Start of Entries
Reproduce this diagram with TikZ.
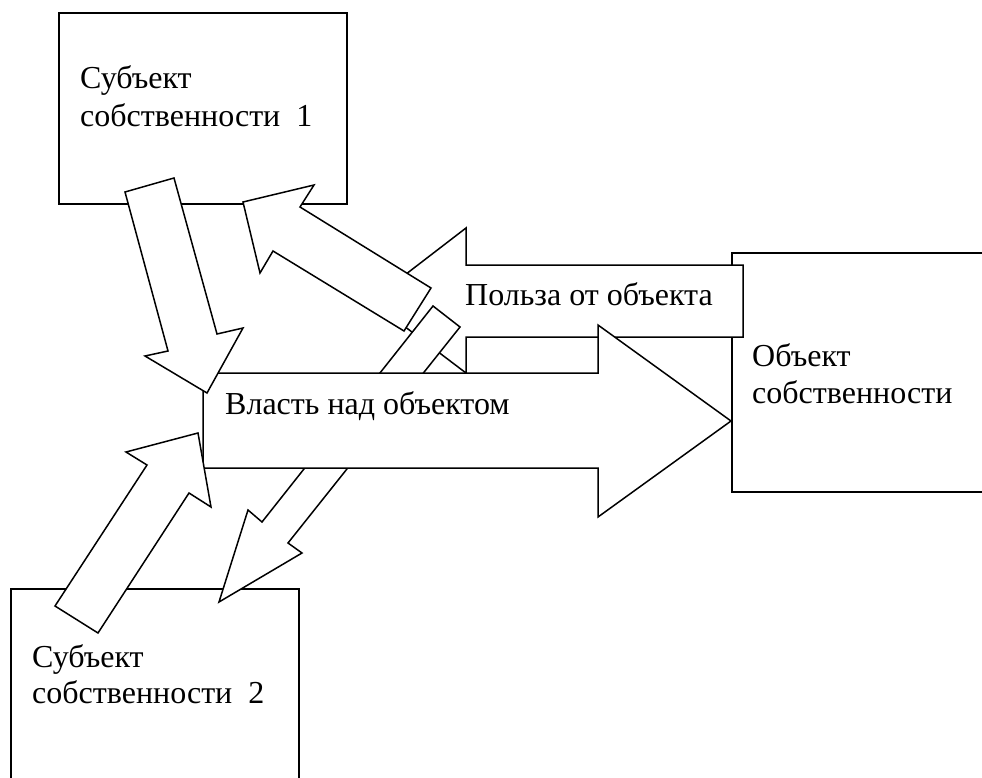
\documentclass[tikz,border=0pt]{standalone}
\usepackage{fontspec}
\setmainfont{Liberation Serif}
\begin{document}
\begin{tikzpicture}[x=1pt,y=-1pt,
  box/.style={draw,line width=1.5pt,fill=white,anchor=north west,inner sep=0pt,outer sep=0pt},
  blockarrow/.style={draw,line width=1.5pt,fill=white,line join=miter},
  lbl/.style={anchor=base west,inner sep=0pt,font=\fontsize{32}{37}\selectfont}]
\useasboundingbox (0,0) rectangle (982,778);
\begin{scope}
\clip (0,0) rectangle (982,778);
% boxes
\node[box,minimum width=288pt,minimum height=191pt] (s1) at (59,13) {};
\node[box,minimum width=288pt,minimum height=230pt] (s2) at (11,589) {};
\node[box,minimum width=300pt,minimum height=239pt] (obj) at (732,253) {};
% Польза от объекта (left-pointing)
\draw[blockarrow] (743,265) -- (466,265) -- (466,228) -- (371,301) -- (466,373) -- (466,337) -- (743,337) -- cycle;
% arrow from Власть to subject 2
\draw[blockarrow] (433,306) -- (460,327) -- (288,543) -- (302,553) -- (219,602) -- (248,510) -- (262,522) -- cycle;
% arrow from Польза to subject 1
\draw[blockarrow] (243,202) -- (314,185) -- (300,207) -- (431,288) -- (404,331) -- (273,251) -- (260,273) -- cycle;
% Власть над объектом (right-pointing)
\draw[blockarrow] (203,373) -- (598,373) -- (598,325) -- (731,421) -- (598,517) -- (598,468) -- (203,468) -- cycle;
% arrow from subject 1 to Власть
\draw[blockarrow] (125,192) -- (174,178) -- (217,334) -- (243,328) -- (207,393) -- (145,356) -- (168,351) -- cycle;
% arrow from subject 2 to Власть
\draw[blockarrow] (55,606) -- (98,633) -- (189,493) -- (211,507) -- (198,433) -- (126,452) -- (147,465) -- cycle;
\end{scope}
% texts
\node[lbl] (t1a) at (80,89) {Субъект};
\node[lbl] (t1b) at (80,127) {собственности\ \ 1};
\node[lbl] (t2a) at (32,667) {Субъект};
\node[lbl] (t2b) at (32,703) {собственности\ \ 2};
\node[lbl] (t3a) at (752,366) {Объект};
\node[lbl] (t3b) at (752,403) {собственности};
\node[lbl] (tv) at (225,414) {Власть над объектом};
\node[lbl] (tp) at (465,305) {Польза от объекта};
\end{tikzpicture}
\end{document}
End of Entries
Start of Entries
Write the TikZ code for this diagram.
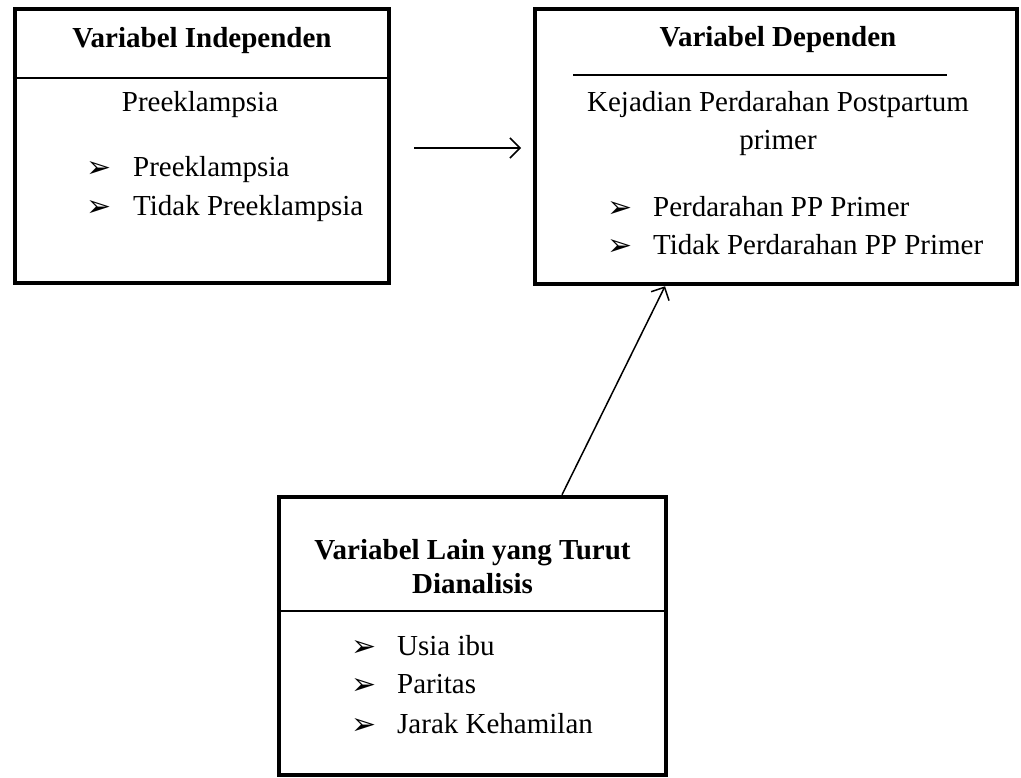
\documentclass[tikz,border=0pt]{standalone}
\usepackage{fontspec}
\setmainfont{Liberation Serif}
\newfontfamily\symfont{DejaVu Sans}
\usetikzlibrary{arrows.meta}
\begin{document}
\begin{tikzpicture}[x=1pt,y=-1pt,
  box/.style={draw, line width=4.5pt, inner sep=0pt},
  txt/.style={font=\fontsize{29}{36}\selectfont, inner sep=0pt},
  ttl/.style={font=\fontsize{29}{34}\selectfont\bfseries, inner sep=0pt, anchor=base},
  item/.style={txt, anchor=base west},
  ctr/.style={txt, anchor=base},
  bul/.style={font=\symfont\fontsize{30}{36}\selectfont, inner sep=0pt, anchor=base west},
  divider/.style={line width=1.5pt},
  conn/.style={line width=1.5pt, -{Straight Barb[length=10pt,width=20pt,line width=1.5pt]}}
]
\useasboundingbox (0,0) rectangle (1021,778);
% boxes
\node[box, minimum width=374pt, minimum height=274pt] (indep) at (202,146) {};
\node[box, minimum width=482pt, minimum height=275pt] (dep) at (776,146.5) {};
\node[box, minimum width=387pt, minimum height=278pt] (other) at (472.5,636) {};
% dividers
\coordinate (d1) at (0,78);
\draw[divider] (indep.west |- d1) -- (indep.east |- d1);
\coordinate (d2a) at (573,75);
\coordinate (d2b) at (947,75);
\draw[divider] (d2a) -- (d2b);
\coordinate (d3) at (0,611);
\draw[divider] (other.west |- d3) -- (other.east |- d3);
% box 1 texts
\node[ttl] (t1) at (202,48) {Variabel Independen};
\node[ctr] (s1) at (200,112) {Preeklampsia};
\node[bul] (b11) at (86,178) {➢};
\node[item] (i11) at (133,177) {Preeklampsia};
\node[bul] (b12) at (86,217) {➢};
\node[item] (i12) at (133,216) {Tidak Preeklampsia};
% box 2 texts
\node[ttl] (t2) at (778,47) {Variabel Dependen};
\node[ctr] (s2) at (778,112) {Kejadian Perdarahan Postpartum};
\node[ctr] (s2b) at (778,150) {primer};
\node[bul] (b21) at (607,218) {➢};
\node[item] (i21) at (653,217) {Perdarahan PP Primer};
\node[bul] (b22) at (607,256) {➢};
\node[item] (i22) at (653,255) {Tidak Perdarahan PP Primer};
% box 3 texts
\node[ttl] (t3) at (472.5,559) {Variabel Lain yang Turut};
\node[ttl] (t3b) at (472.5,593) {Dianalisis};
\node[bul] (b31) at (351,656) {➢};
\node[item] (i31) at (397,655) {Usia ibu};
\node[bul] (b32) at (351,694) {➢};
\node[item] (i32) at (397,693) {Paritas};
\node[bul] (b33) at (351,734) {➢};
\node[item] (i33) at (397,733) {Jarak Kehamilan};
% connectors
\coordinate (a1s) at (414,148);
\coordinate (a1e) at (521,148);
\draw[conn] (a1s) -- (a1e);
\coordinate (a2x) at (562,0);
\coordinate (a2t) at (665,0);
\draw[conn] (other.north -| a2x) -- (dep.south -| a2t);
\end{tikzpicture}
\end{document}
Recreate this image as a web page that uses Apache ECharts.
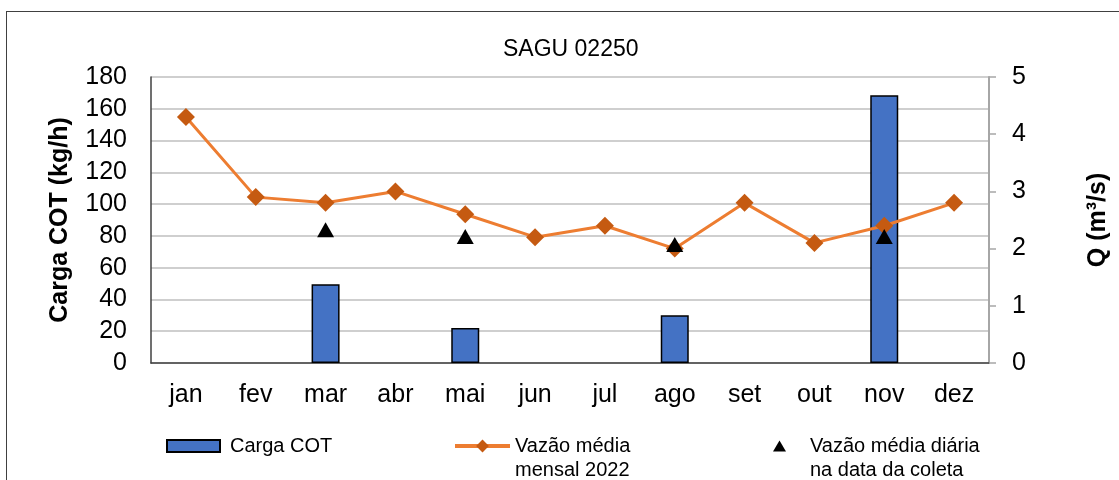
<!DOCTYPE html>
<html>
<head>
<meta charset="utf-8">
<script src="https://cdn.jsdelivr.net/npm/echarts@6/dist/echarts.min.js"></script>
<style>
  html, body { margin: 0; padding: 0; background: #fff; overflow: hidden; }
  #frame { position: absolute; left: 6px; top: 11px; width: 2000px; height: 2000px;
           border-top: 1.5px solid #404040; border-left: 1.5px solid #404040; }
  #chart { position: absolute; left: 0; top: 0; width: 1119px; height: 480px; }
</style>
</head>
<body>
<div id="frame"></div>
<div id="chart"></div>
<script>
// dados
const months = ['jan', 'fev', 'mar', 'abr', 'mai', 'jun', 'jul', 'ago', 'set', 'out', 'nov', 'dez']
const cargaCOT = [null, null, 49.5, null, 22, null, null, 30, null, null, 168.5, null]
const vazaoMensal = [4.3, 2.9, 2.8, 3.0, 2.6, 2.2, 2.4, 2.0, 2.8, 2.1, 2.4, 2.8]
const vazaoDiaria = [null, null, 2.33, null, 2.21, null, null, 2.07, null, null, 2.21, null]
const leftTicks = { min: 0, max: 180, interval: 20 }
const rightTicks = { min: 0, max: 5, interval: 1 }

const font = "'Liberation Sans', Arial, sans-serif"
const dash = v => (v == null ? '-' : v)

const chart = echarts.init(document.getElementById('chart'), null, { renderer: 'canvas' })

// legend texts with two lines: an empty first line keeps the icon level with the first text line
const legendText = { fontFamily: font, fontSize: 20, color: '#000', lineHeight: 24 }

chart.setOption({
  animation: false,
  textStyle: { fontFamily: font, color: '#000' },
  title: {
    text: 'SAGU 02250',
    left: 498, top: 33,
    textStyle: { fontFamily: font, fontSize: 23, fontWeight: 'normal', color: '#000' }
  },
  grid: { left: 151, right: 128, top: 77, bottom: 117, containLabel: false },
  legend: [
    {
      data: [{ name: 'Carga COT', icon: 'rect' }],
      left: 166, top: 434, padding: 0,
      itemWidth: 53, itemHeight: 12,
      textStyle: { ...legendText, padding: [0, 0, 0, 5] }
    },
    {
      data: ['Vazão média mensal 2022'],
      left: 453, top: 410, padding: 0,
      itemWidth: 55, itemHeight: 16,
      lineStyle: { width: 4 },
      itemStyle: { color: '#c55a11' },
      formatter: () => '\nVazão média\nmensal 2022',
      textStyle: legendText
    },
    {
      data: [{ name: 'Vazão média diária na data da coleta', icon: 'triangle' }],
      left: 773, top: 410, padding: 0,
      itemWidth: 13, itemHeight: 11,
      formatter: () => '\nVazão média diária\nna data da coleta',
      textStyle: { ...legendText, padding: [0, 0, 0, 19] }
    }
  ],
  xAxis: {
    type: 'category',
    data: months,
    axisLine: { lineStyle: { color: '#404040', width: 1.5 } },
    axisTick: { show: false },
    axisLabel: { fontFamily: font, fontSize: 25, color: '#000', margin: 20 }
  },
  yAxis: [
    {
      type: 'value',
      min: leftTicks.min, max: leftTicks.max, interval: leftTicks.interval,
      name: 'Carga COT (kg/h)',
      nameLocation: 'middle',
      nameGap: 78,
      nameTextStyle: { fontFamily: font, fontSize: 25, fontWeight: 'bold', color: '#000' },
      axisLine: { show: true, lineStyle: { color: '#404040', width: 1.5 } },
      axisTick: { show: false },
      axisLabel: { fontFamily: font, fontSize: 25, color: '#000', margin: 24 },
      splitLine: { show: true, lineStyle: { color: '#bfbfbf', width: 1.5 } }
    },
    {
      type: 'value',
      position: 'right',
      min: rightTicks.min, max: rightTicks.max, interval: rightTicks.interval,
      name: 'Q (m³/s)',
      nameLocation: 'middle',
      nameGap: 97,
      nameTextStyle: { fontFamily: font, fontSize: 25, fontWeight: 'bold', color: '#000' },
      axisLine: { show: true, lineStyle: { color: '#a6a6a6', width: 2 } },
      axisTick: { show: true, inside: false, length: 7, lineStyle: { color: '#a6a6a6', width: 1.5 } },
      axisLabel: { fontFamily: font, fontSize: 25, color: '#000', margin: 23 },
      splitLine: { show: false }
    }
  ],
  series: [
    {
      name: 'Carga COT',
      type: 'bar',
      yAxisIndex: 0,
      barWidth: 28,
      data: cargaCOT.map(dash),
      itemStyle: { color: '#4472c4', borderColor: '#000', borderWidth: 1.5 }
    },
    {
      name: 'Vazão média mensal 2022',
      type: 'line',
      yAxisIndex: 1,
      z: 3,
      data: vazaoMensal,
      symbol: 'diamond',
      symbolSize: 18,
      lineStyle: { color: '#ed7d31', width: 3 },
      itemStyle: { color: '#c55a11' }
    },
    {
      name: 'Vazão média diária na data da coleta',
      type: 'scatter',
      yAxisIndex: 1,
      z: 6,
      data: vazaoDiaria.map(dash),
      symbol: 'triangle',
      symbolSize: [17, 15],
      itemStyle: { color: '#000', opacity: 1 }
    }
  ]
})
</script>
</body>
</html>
End of Entries
## Directions for this task
Pictures stay out: repeat exactly only the lines from the one with "Recreate this image" through the one with "5, interval: 1".

## Written reply
Recreate this image as a web page that uses Apache ECharts.
<!DOCTYPE html>
<html>
<head>
<meta charset="utf-8">
<script src="https://cdn.jsdelivr.net/npm/echarts@6/dist/echarts.min.js"></script>
<style>
  html, body { margin: 0; padding: 0; background: #fff; overflow: hidden; }
  #frame { position: absolute; left: 6px; top: 11px; width: 2000px; height: 2000px;
           border-top: 1.5px solid #404040; border-left: 1.5px solid #404040; }
  #chart { position: absolute; left: 0; top: 0; width: 1119px; height: 480px; }
</style>
</head>
<body>
<div id="frame"></div>
<div id="chart"></div>
<script>
// dados
const months = ['jan', 'fev', 'mar', 'abr', 'mai', 'jun', 'jul', 'ago', 'set', 'out', 'nov', 'dez']
const cargaCOT = [null, null, 49.5, null, 22, null, null, 30, null, null, 168.5, null]
const vazaoMensal = [4.3, 2.9, 2.8, 3.0, 2.6, 2.2, 2.4, 2.0, 2.8, 2.1, 2.4, 2.8]
const vazaoDiaria = [null, null, 2.33, null, 2.21, null, null, 2.07, null, null, 2.21, null]
const leftTicks = { min: 0, max: 180, interval: 20 }
const rightTicks = { min: 0, max: 5, interval: 1 }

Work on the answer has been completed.